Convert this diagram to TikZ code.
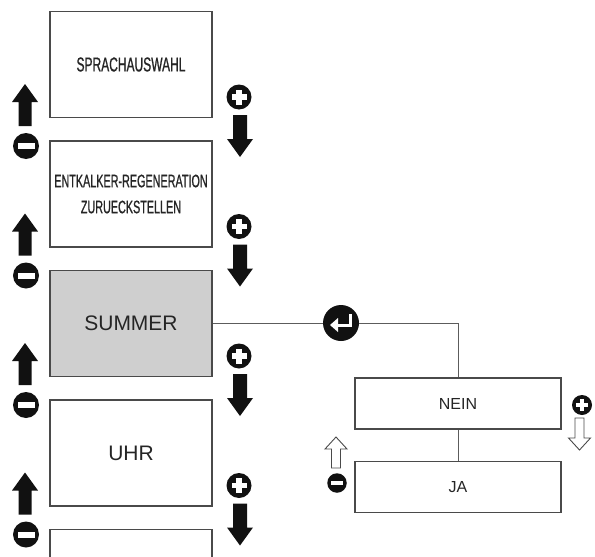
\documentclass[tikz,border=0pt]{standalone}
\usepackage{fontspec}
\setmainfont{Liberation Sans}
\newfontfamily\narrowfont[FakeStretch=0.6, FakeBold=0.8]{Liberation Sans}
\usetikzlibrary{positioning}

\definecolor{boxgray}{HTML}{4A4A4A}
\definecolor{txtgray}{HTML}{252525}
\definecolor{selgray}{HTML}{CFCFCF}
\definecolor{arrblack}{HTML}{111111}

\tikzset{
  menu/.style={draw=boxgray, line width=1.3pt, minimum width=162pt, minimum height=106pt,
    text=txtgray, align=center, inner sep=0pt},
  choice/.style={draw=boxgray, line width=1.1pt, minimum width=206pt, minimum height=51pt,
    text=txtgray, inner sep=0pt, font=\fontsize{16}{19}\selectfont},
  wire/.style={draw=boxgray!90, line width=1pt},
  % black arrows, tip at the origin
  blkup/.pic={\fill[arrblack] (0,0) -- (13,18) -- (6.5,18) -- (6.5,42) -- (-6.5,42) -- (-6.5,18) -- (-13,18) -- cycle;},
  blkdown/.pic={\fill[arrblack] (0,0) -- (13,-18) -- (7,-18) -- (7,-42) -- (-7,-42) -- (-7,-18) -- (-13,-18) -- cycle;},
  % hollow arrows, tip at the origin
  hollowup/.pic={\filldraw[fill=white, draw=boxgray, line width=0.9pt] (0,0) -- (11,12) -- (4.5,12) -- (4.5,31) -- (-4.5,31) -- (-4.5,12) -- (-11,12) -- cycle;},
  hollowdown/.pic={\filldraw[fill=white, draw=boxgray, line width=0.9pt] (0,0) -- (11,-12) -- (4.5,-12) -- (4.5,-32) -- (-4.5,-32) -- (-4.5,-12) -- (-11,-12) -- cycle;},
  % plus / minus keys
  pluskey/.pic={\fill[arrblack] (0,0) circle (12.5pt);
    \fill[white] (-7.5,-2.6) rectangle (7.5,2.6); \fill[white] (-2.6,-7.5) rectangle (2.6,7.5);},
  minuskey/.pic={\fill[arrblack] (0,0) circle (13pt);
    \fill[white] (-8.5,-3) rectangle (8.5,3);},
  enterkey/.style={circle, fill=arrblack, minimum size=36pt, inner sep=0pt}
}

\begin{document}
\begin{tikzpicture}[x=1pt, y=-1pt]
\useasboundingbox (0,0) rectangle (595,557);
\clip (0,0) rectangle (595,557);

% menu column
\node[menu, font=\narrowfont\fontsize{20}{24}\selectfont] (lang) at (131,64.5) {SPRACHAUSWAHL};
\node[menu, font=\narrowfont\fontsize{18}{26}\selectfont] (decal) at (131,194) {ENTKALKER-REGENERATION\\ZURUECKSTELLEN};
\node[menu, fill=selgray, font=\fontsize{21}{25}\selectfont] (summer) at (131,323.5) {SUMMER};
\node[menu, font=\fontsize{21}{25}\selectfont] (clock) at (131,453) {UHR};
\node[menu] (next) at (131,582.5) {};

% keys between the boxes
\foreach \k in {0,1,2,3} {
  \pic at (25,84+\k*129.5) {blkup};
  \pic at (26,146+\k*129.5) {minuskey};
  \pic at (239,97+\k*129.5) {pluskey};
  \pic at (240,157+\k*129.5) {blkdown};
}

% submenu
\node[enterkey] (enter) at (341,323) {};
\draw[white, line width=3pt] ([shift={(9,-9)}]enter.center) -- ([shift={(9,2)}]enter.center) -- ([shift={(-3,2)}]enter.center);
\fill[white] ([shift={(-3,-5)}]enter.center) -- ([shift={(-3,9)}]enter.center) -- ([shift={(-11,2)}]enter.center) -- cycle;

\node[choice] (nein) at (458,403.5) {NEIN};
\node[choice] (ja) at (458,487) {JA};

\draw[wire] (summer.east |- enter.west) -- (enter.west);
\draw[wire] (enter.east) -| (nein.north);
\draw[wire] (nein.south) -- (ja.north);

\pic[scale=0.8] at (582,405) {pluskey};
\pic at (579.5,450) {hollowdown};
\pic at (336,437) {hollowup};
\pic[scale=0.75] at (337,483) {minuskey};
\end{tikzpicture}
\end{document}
■ ■ ■
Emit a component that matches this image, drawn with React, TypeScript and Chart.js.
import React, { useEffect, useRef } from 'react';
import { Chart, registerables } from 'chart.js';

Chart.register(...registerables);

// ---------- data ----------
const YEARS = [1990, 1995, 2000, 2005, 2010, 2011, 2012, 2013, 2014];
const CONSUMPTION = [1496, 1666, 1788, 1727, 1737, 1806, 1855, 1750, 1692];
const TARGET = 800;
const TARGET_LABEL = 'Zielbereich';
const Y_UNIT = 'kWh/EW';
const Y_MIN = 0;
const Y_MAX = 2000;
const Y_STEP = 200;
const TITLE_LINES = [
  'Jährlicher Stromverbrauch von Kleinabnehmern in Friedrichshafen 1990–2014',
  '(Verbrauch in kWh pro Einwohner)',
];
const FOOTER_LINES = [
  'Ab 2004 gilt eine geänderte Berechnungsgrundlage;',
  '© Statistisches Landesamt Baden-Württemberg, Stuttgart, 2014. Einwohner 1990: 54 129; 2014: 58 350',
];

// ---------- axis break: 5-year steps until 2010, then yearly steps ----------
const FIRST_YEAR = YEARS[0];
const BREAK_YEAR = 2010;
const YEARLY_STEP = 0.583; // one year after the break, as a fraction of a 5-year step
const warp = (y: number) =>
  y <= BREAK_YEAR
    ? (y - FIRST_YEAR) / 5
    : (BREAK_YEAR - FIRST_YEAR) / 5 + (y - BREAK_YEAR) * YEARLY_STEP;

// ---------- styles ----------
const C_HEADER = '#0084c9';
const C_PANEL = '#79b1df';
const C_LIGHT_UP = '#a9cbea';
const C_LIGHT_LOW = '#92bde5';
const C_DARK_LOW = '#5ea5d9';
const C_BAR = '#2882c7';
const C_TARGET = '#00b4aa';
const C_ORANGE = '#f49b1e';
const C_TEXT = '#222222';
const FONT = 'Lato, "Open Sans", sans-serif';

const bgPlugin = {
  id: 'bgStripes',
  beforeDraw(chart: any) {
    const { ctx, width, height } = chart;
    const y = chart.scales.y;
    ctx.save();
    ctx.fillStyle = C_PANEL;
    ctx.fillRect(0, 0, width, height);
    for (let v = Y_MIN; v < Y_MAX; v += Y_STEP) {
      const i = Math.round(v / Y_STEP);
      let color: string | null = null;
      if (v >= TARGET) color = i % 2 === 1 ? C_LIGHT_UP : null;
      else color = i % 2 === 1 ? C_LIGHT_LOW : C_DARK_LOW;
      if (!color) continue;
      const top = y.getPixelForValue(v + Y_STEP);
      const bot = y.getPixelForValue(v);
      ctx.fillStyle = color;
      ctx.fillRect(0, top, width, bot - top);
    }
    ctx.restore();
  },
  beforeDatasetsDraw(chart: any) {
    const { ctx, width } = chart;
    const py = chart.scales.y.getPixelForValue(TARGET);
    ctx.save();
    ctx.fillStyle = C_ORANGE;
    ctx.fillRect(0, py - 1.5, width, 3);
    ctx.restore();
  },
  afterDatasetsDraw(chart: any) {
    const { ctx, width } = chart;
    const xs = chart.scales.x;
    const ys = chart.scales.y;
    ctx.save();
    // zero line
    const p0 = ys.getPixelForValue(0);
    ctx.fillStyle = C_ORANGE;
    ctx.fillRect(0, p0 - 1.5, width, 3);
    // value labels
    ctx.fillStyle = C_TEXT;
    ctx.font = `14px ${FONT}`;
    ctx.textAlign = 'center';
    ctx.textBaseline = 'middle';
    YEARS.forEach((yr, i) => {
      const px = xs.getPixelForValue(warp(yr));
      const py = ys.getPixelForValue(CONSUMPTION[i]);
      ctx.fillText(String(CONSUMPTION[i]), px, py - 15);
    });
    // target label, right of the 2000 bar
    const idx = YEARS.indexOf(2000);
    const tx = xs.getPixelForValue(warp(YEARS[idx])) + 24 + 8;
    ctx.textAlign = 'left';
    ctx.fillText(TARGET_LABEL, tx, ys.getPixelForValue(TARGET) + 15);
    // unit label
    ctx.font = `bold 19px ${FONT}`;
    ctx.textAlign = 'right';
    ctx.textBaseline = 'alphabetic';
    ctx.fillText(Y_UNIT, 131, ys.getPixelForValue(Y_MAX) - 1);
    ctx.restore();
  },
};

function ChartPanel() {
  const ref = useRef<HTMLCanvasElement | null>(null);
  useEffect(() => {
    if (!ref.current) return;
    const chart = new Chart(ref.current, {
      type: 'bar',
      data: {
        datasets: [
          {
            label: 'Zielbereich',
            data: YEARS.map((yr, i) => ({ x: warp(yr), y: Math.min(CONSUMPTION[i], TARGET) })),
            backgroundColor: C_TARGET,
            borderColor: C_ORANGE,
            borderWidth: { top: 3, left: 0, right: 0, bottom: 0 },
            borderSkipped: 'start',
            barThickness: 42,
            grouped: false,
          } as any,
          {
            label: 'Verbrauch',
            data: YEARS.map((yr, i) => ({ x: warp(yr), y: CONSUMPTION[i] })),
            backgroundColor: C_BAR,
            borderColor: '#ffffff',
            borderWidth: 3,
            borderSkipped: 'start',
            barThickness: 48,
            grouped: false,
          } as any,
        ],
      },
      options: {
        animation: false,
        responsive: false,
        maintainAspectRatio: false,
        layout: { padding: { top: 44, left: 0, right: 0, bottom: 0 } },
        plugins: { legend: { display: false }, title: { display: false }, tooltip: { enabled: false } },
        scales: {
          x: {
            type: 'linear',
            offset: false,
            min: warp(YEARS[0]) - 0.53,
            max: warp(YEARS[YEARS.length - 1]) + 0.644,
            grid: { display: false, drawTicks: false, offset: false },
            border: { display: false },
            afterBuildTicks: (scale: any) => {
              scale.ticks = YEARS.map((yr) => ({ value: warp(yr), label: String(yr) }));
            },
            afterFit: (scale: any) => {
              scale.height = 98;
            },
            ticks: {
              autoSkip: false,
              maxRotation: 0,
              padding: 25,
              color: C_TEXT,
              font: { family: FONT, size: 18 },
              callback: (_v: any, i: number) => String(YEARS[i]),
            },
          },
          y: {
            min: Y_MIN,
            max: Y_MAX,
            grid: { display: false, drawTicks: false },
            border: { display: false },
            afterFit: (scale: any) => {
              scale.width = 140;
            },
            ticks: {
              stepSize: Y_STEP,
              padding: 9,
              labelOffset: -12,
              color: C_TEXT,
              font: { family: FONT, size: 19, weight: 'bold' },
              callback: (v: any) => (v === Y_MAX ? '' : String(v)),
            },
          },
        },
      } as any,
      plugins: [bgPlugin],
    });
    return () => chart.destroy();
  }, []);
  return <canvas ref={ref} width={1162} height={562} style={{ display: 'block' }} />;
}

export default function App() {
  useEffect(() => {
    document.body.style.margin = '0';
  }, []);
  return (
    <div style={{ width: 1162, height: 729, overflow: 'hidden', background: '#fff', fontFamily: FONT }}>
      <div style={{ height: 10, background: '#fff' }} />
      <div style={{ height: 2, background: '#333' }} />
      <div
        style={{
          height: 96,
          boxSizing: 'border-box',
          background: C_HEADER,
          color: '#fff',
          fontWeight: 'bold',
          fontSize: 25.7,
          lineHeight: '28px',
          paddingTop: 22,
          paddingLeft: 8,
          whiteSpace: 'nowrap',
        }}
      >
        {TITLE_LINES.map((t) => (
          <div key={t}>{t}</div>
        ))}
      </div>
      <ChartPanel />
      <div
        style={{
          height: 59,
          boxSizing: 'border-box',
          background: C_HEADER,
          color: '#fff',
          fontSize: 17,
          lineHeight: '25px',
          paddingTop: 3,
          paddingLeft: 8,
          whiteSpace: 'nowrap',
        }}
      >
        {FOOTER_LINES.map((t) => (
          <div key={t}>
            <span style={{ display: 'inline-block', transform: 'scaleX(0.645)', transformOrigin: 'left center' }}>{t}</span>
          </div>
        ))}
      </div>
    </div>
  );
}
■ ■ ■
### Exercise brief
Write out only the lines that run from the line containing "Emit a component" through the line containing "Chart.register(...registerables);", both included, exactly as they appear above.

### Exercise solution
Emit a component that matches this image, drawn with React, TypeScript and Chart.js.
import React, { useEffect, useRef } from 'react';
import { Chart, registerables } from 'chart.js';

Chart.register(...registerables);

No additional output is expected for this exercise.